Ceci dit, le fait d’avoir vécu ces neuf ans en France sous le signe de la précarité et d’avoir expérimenté dans la peau à maintes reprises ce que les politiques d’austérité peuvent endommager dans la durée, je tiens également à vous dire que je comprends parfaitement votre impossibilité à voter EM. Je comprends quand vous me dites que vous ne pouvez pas participer à ce « front républicain » en apportant votre soutien à quelqu’un qui a promis la dégradation la plus complète de vos conditions d’existence.
Mais alors, quoi faire ?
Je ne le sais pas ! Au moins en ce qui concerne votre décision pour ce dimanche 07 mai, je n’ai aucune exhortation à vous faire.

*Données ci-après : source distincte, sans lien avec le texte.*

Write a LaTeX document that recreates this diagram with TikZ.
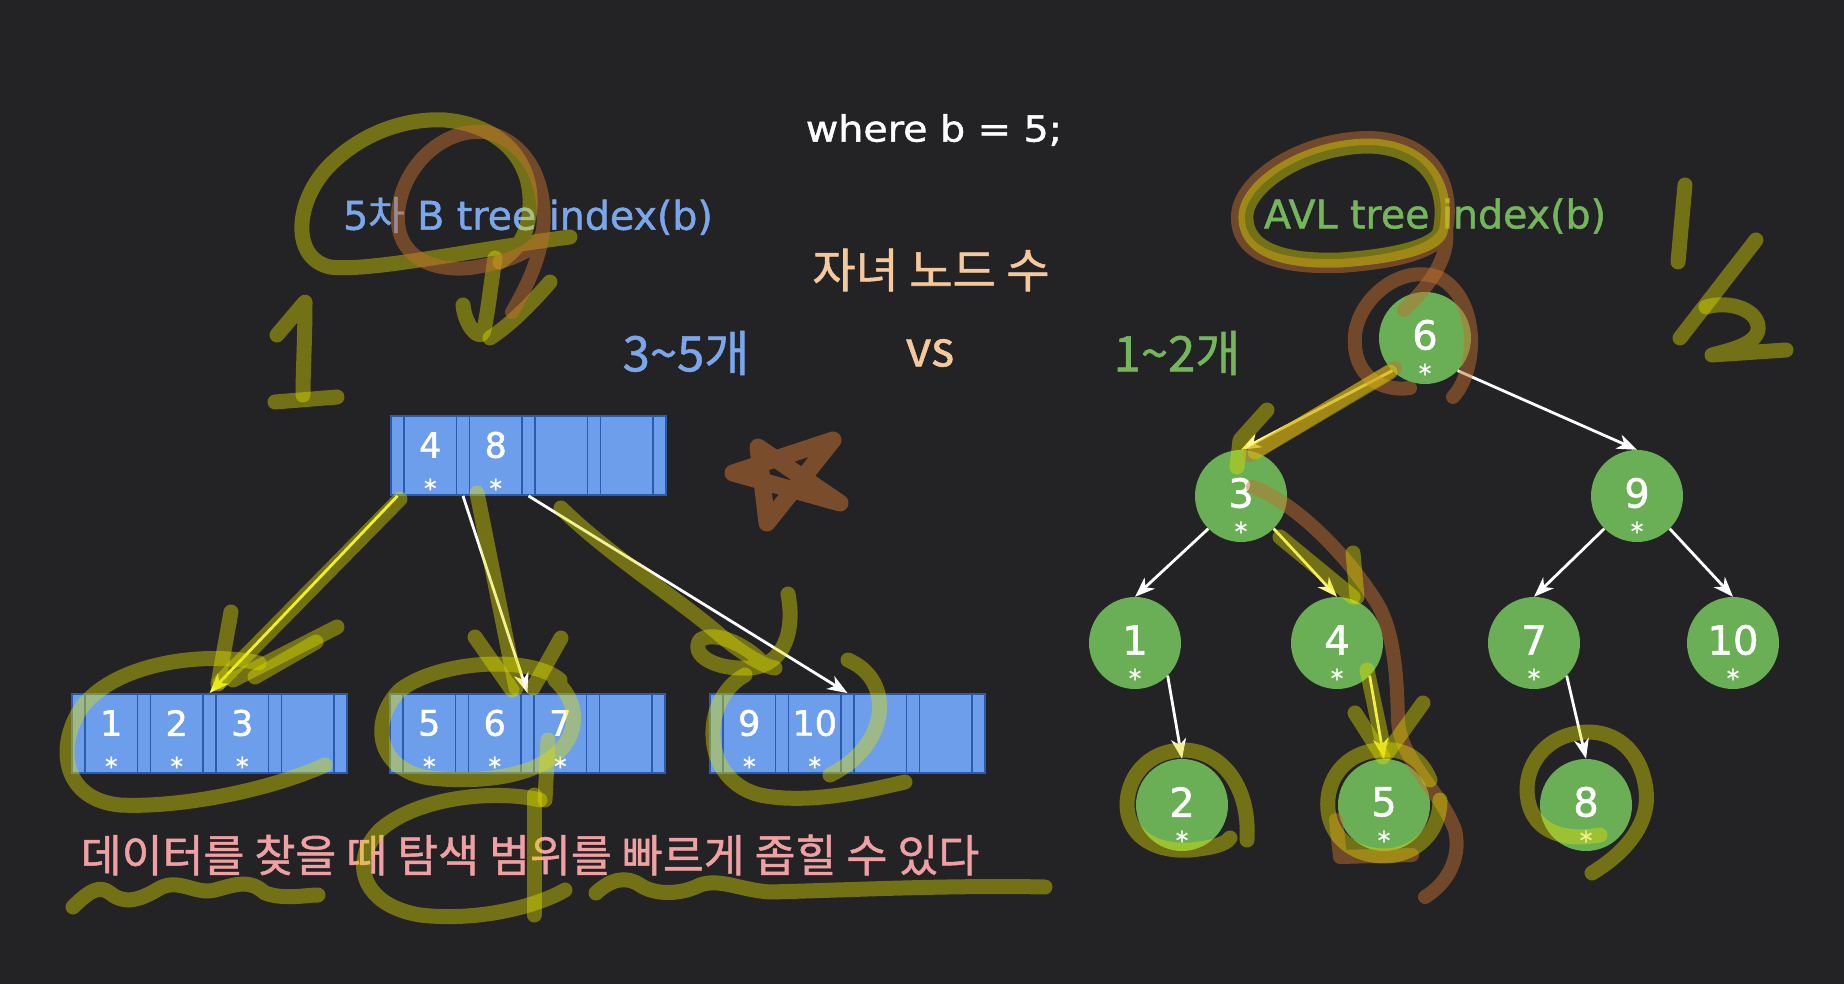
\documentclass[tikz,border=0pt]{standalone}
\usepackage{fontspec}
\setmainfont{DejaVu Sans}
\newfontfamily\dv[FakeBold=1.3]{DejaVu Sans}
\newfontfamily\kr[FakeBold=1.1]{Noto Sans CJK KR}
\usetikzlibrary{arrows.meta}
\definecolor{bg}{HTML}{232225}
\definecolor{cellblue}{HTML}{6D9EEB}
\definecolor{celledge}{HTML}{2B5BAE}
\definecolor{avlgreen}{HTML}{6AAF55}
\definecolor{tblue}{HTML}{7AA6EC}
\definecolor{tgreen}{HTML}{74B65C}
\definecolor{tpeach}{HTML}{F5C99E}
\definecolor{tpink}{HTML}{EEA0A3}
\definecolor{byel}{HTML}{FFFF40}
\definecolor{avlyel}{HTML}{FFF68A}
\definecolor{penyel}{HTML}{E0E000}
\definecolor{penbrown}{HTML}{C07030}

\newcommand\BtNode[4]{%
  \foreach \i in {0,...,4}{\node[bptr] (#1p\i) at ({#2+\i*65.5+6.5},{#3+39.5}) {};}
  \foreach \j/\k/\s in {#4}{%
    \node[bkey] (#1k\j) at ({#2+(\j-1)*65.5+39.25},{#3+39.5}) {};
    \node[keytxt] (#1t\j) at ({#2+(\j-1)*65.5+39.25},{#3+29}) {\k};
    \node[asttxt] (#1s\j) at ({#2+(\j-1)*65.5+39.25},{#3+72}) {\s};
  }%
}
\newcommand\AvlNode[3]{%
  \node[avl] (n#1) at (#2,#3) {};
  \node[avltxt] (n#1t) at (#2,{#3-3}) {#1};
  \node[asttxt] (n#1s) at (#2,{#3+35}) {*};
}

\begin{document}
\begin{tikzpicture}[x=1pt,y=-1pt,
  bptr/.style={rectangle, draw=celledge, fill=cellblue, line width=1.8pt, minimum width=13pt, minimum height=79pt, inner sep=0pt},
  bkey/.style={bptr, minimum width=52.5pt},
  keytxt/.style={text=white, font=\dv\fontsize{35}{40}\selectfont, inner sep=0pt},
  asttxt/.style={text=white, font=\dv\fontsize{25}{28}\selectfont, inner sep=0pt},
  avl/.style={circle, fill=avlgreen, minimum size=92pt, inner sep=0pt},
  avltxt/.style={text=white, font=\dv\fontsize{40}{44}\selectfont, inner sep=0pt},
  wa/.style={draw=white, line width=2.8pt, -{Stealth[length=20pt,width=15pt,inset=6pt]}},
  ya/.style={wa, draw=avlyel},
  ba/.style={wa, draw=byel},
  lbl/.style={inner sep=0pt, anchor=center},
  penY/.style={draw=penyel, draw opacity=0.42, line width=15pt, line cap=round, line join=round},
  penB/.style={draw=penbrown, draw opacity=0.5, line width=14pt, line cap=round, line join=round}
]
\fill[bg] (0,0) rectangle (1844,984);
\useasboundingbox (0,0) rectangle (1844,984);

% ---- texts ----
\node[lbl, text=white, font=\dv\fontsize{36}{40}\selectfont] (where) at (934,130) {\scalebox{1.1}[1]{where b = 5;}};
\node[lbl, text=tblue, font=\dv\fontsize{39.5}{44}\selectfont] (btitle) at (528,216) {5{\kr 차} B tree index(b)};
\node[lbl, text=tgreen, font=\dv\fontsize{39.5}{44}\selectfont] (atitle) at (1435,216) {AVL tree index(b)};
\node[lbl, text=tpeach, font=\kr\fontsize{47}{52}\selectfont] (child) at (931,270) {자녀 노드 수};
\node[lbl, text=tblue, font=\kr\fontsize{49}{54}\selectfont] (bcnt) at (686,353) {3\textasciitilde 5개};
\node[lbl, text=tpeach, font=\kr\fontsize{49}{54}\selectfont] (vs) at (930,353) {vs};
\node[lbl, text=tgreen, font=\kr\fontsize{49}{54}\selectfont] (acnt) at (1177,353) {1\textasciitilde 2개};
\node[lbl, text=tpink, font=\kr\fontsize{44.5}{50}\selectfont] (note) at (530,855) {데이터를 찾을 때 탐색 범위를 빠르게 좁힐 수 있다};

% ---- B tree ----
\BtNode{T}{391}{416}{1/4/*,2/8/*,3//,4//}
\BtNode{L}{72}{694}{1/1/*,2/2/*,3/3/*,4//}
\BtNode{M}{390}{694}{1/5/*,2/6/*,3/7/*,4//}
\BtNode{R}{710}{694}{1/9/*,2/10/*,3//,4//}
\draw[ba] (Tp0.south) -- (Lp2.north);
\draw[wa] (Tp1.south) -- (Mp2.north);
\draw[wa] (Tp2.south) -- (Rp2.north);

% ---- AVL tree ----
\AvlNode{6}{1425}{338}
\AvlNode{3}{1241}{496}
\AvlNode{9}{1637}{496}
\AvlNode{1}{1135}{643}
\AvlNode{4}{1337}{643}
\AvlNode{7}{1534}{643}
\AvlNode{10}{1733}{643}
\AvlNode{2}{1182}{805}
\AvlNode{5}{1384}{805}
\AvlNode{8}{1586}{805}
\draw[ya] (n6.south west) -- (n3.north);
\draw[wa] (n6.south east) -- (n9.north);
\draw[wa] (n3.south west) -- (n1.north);
\draw[ya] (n3.south east) -- (n4.north);
\draw[wa] (n9.south west) -- (n7.north);
\draw[wa] (n9.south east) -- (n10.north);
\draw[wa] (n1.south east) -- (n2.north);
\draw[ya] (n4.south east) -- (n5.north);
\draw[wa] (n7.south east) -- (n8.north);

% ---- pen annotations ----
% left "9" and "1"
\draw[penY] (570,237) .. controls (470,250) and (370,272) .. (330,267) .. controls (290,258) and (295,200) .. (330,165) .. controls (365,130) and (410,118) .. (445,120) .. controls (500,125) and (532,160) .. (530,205) .. controls (528,240) and (515,250) .. (500,262);
\draw[penY] (495,258) .. controls (490,290) and (487,320) .. (483,333) .. controls (478,340) and (465,325) .. (463,305);
\draw[penY] (550,282) .. controls (530,305) and (510,325) .. (490,338);
\draw[penB] (543,230) .. controls (548,180) and (525,140) .. (485,132) .. controls (440,128) and (400,170) .. (398,215) .. controls (396,255) and (430,272) .. (470,268) .. controls (510,262) and (540,250) .. (543,230) .. controls (540,260) and (525,290) .. (512,312);
\draw[penY] (277,335) -- (305,302) .. controls (305,340) and (303,370) .. (303,395);
\draw[penY] (275,402) -- (337,397);
% star
\draw[penB, draw opacity=0.55, line width=17pt] (758,447) -- (840,503) -- (733,473) -- (833,440) -- (767,523) -- cycle;
% B-tree arrow highlights
\draw[penY] (400,499) -- (220,682);
\draw[penY] (231,612) -- (218,684);
\draw[penY] (337,627) -- (233,680);
\draw[penY] (316,642) -- (255,677);
\draw[penY] (477,493) -- (516,688);
\draw[penY] (475,637) -- (512,690);
\draw[penY] (561,638) -- (533,688);
\draw[penY] (561,508) .. controls (610,556) and (680,600) .. (720,635) .. controls (750,660) and (770,668) .. (775,668);
\draw[penY] (788,594) .. controls (795,630) and (785,665) .. (750,668) .. controls (715,670) and (690,655) .. (700,640) .. controls (715,630) and (745,645) .. (760,660);
% loops around child nodes
\draw[penY] (259,663) .. controls (200,650) and (110,665) .. (80,710) .. controls (55,750) and (65,800) .. (120,805) .. controls (180,808) and (270,790) .. (325,765);
\draw[penY] (560,680) .. controls (530,655) and (440,660) .. (400,690) .. controls (370,720) and (375,770) .. (430,778) .. controls (500,785) and (560,770) .. (572,730) .. controls (578,705) and (565,690) .. (555,680);
\draw[penY] (548,740) -- (545,800);
\draw[penY] (745,675) .. controls (700,700) and (700,780) .. (760,795) .. controls (810,805) and (870,790) .. (905,782);
\draw[penY] (848,660) .. controls (895,680) and (890,745) .. (830,775);
% below text
\draw[penY] (540,800) .. controls (500,790) and (420,795) .. (380,830) .. controls (350,860) and (360,905) .. (420,915) .. controls (480,922) and (540,905) .. (565,890);
\draw[penY] (534,795) -- (534,915);
\draw[penY] (73,907) .. controls (90,890) and (100,885) .. (110,893) .. controls (125,905) and (140,900) .. (160,888) .. controls (180,878) and (195,895) .. (215,890) .. controls (240,883) and (250,880) .. (265,893) .. controls (285,900) and (305,895) .. (318,895);
\draw[penY] (596,893) .. controls (610,880) and (625,875) .. (640,885) .. controls (655,895) and (680,895) .. (700,885) .. controls (720,878) and (740,890) .. (770,892) .. controls (850,890) and (950,885) .. (1045,887);
% AVL annotations
\draw[penB] (1446,230) .. controls (1455,180) and (1430,140) .. (1370,138) .. controls (1300,138) and (1240,180) .. (1238,215) .. controls (1236,255) and (1280,268) .. (1340,266) .. controls (1400,262) and (1440,250) .. (1446,230) .. controls (1450,260) and (1425,290) .. (1404,310);
\draw[penY] (1440,232) .. controls (1450,185) and (1425,148) .. (1370,146) .. controls (1305,146) and (1248,185) .. (1246,215) .. controls (1244,250) and (1285,262) .. (1340,260) .. controls (1400,256) and (1435,245) .. (1440,232);
\draw[penB] (1453,397) .. controls (1478,370) and (1480,300) .. (1440,278) .. controls (1400,262) and (1358,300) .. (1355,335) .. controls (1352,375) and (1380,392) .. (1410,388);
\draw[penY] (1685,185) -- (1678,262);
\draw[penY] (1756,240) -- (1680,338);
\draw[penY] (1706,307) .. controls (1730,300) and (1760,310) .. (1758,330) .. controls (1755,345) and (1730,350) .. (1712,355) -- (1786,350);
\draw[penB] (1395,368) -- (1250,455);
\draw[penY] (1390,372) -- (1255,452);
\draw[penY] (1267,410) -- (1240,440) -- (1237,467);
\draw[penB] (1253,487) .. controls (1300,505) and (1350,560) .. (1375,600) .. controls (1395,630) and (1397,680) .. (1398,720) .. controls (1400,760) and (1440,790) .. (1455,830) .. controls (1462,860) and (1445,885) .. (1425,897);
\draw[penB] (1336,820) -- (1340,857) -- (1412,855);
\draw[penY] (1280,537) -- (1353,597);
\draw[penY] (1353,553) -- (1357,597);
\draw[penY] (1367,670) -- (1382,740);
\draw[penY] (1247,840) .. controls (1250,790) and (1225,752) .. (1185,750) .. controls (1145,750) and (1127,780) .. (1127,805) .. controls (1128,840) and (1160,852) .. (1190,850) .. controls (1210,848) and (1225,845) .. (1230,838);
\draw[penY] (1430,780) .. controls (1420,755) and (1400,748) .. (1380,750) .. controls (1345,752) and (1325,780) .. (1328,810) .. controls (1332,845) and (1365,860) .. (1395,855) .. controls (1420,850) and (1440,830) .. (1440,800);
\draw[penY] (1355,713) -- (1383,757);
\draw[penY] (1423,703) -- (1387,753);
\draw[penY] (1592,873) .. controls (1630,850) and (1650,820) .. (1646,790) .. controls (1642,755) and (1620,733) .. (1590,732) .. controls (1550,732) and (1527,760) .. (1527,790) .. controls (1528,830) and (1560,842) .. (1600,835);
\end{tikzpicture}
\end{document}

J’ai par contre une demande à vous exprimer. Quel que soit votre choix, n’oubliez pas que notre terrain de lutte ne peut pas se restreindre aux urnes. Le lundi 08 mai nous serons confronté.e.s à des luttes profondes encore indéfinies. Avec celles-ci, nous serons forcément obligé.e.s de nous structurer davantage et de construire encore plus durablement nos moyens de résistance et d’organisation face à ce futur qui pour le moment nous semble assez sombre. Et là, cher.e.s camarades, nous ne pouvons pas nous donner le luxe de nous culpabiliser mutuellement par nos choix de la veille. N’oubliez surtout pas que les ressentiments nés dans des situations pareilles ont la peau dure et donnent des fruits certes pourris mais durables.
A la fin de cette lettre, je tiens à vous dire que la camaraderie n’est pas faite de l’ensemble de celles et ceux qui partagent les mêmes points de vue, analyses ou qui éventuellement votent de la même façon. Non. Pour moi, les camarades sont celles et ceux qui se serrent les coudes le combat venu.